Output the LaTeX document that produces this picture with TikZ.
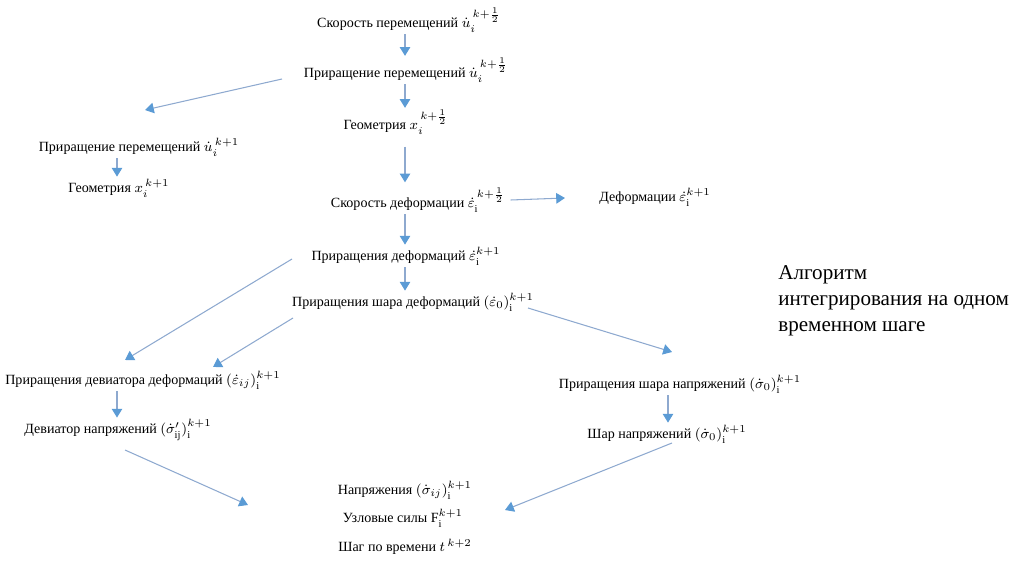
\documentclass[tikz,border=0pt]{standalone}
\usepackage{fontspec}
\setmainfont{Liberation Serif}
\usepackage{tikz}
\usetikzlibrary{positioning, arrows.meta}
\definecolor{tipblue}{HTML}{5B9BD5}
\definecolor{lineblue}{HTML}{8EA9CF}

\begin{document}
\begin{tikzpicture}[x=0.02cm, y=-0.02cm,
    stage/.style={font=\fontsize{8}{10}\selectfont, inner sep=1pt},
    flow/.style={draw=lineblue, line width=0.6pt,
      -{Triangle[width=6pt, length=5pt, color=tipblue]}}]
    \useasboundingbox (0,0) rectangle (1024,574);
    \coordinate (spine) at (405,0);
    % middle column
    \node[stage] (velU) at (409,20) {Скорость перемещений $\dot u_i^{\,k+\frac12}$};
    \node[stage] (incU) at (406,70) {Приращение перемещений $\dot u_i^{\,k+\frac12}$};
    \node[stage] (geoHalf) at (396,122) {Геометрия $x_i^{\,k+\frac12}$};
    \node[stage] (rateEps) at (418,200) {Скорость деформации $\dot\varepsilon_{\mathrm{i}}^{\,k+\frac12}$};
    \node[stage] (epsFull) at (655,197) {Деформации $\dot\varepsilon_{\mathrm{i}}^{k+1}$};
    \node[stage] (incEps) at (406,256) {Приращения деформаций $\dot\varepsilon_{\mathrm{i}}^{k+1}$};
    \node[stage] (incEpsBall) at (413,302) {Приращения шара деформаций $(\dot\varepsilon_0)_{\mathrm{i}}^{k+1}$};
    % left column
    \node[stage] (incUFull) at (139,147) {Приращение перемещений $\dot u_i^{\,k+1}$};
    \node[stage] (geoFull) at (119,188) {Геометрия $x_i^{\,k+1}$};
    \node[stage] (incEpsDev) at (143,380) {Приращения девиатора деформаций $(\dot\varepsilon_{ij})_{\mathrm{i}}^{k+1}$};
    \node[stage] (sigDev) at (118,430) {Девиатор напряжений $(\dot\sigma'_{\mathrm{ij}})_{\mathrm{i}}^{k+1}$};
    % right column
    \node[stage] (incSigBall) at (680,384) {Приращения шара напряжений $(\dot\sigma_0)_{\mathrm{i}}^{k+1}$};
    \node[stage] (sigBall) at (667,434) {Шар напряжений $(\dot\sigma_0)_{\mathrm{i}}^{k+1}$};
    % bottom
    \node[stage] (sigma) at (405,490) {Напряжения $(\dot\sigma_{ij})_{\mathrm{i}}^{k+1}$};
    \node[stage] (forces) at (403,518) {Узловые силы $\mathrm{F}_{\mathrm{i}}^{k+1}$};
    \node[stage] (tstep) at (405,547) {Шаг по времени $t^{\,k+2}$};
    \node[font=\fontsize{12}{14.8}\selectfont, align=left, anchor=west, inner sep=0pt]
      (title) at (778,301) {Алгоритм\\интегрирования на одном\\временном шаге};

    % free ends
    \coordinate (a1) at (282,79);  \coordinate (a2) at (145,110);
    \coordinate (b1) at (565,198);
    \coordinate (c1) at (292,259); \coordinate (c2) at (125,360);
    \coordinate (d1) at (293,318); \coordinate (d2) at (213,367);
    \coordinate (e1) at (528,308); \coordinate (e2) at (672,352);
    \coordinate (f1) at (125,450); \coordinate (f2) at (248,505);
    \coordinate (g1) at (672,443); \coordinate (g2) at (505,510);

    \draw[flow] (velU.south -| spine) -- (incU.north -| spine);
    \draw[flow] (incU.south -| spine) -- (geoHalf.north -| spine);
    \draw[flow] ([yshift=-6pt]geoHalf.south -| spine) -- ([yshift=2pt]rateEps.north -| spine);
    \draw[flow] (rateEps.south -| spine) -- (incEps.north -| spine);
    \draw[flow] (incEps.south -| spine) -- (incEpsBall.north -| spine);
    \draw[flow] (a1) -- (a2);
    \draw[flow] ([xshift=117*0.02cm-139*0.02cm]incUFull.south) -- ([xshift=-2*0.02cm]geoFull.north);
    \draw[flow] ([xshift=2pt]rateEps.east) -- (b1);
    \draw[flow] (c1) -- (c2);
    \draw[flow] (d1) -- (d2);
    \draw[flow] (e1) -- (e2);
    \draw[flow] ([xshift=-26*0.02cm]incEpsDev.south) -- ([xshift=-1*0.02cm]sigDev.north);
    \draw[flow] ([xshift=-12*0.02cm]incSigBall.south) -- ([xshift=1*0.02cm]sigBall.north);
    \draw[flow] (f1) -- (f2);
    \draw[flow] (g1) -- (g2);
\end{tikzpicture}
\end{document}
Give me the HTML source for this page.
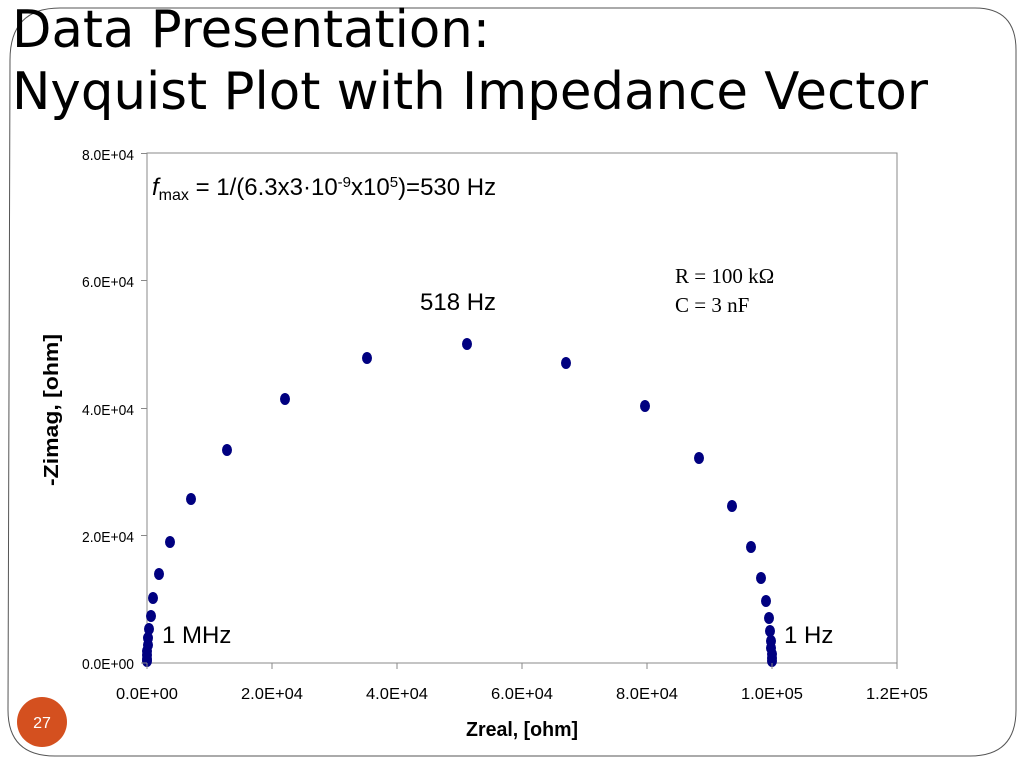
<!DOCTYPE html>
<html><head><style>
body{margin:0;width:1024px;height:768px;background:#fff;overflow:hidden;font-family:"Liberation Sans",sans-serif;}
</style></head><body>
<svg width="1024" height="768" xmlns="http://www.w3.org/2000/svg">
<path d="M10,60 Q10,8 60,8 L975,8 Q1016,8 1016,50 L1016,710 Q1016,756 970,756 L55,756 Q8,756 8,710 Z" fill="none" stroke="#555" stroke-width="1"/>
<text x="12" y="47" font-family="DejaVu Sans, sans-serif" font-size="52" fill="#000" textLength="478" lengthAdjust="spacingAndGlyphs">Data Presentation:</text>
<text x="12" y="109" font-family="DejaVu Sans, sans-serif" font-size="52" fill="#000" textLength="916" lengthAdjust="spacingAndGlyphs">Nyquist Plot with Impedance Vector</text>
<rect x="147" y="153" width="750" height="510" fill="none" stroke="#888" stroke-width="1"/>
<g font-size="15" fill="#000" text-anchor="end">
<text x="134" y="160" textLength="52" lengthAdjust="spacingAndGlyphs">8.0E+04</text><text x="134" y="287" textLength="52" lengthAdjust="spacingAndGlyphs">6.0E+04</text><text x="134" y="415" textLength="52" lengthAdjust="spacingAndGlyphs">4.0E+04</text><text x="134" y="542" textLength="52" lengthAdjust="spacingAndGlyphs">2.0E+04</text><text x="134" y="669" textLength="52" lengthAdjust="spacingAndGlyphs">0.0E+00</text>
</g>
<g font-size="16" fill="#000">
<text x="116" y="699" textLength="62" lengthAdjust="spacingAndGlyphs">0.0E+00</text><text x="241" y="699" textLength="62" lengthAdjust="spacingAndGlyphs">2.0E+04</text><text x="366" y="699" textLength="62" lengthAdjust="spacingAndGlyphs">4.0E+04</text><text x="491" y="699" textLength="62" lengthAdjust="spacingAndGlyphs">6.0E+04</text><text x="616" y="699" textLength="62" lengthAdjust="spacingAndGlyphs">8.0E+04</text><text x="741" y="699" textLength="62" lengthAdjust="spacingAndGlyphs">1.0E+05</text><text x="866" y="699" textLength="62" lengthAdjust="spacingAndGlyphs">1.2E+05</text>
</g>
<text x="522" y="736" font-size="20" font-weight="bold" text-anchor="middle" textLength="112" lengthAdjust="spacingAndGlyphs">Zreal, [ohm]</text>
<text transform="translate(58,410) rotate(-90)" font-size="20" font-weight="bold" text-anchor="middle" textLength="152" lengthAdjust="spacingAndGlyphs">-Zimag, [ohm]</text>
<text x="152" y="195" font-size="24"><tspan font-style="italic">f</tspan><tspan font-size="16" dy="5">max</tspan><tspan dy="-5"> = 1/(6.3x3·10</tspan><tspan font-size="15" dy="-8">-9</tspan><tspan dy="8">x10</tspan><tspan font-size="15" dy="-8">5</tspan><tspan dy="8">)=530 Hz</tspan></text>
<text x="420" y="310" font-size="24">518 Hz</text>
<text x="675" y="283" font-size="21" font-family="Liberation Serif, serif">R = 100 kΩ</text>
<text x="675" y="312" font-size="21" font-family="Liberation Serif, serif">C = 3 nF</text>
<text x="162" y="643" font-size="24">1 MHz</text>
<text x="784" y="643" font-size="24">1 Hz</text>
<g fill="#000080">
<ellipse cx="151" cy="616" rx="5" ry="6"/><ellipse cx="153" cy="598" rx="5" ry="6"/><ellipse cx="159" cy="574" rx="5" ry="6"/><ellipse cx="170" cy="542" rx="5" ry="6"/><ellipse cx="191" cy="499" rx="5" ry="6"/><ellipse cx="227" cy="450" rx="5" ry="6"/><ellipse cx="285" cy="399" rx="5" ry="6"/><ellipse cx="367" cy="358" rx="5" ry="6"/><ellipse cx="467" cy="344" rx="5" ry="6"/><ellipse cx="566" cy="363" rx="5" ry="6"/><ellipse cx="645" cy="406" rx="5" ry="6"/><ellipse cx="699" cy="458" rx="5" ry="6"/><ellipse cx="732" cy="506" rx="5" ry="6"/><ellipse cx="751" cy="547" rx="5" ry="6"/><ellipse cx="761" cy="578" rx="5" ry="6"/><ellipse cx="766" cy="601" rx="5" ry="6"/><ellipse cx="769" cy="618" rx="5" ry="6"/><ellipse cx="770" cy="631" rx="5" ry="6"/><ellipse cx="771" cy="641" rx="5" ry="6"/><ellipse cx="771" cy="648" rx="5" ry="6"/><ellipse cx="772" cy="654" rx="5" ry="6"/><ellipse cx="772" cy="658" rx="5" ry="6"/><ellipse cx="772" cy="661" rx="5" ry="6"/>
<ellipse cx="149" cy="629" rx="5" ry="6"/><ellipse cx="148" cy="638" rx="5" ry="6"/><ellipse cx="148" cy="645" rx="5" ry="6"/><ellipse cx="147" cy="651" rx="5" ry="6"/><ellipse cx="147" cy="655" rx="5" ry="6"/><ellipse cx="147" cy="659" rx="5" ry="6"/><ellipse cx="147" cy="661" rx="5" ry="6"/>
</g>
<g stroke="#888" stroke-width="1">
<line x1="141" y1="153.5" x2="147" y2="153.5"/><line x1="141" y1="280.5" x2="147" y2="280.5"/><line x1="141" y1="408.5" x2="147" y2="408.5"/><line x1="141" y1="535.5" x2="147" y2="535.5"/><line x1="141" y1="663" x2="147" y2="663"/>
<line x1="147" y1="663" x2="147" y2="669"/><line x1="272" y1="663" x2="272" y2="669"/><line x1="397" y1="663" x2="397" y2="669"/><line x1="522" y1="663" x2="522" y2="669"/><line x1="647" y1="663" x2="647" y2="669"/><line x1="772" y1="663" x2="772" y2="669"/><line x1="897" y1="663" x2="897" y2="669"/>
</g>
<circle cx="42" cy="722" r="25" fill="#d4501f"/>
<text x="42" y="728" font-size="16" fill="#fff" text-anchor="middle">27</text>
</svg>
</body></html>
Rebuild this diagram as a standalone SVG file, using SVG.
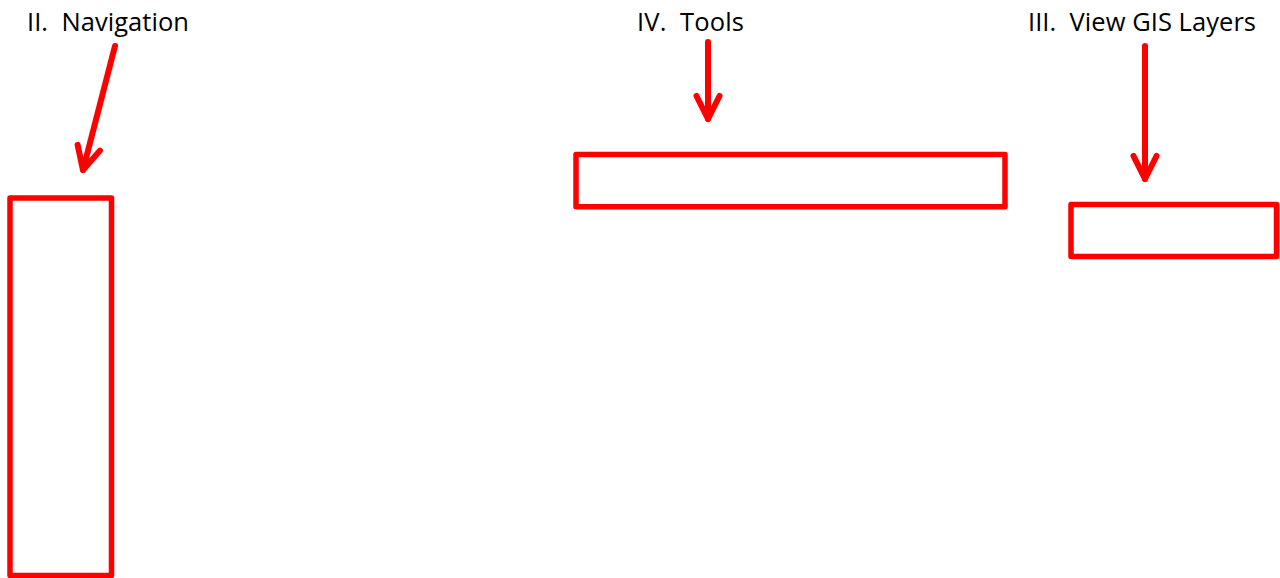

**********

_What to do_
The word "standalone" may appear on some lines. Report how many lines hold it, giving the number alone.

_Result for this task_
2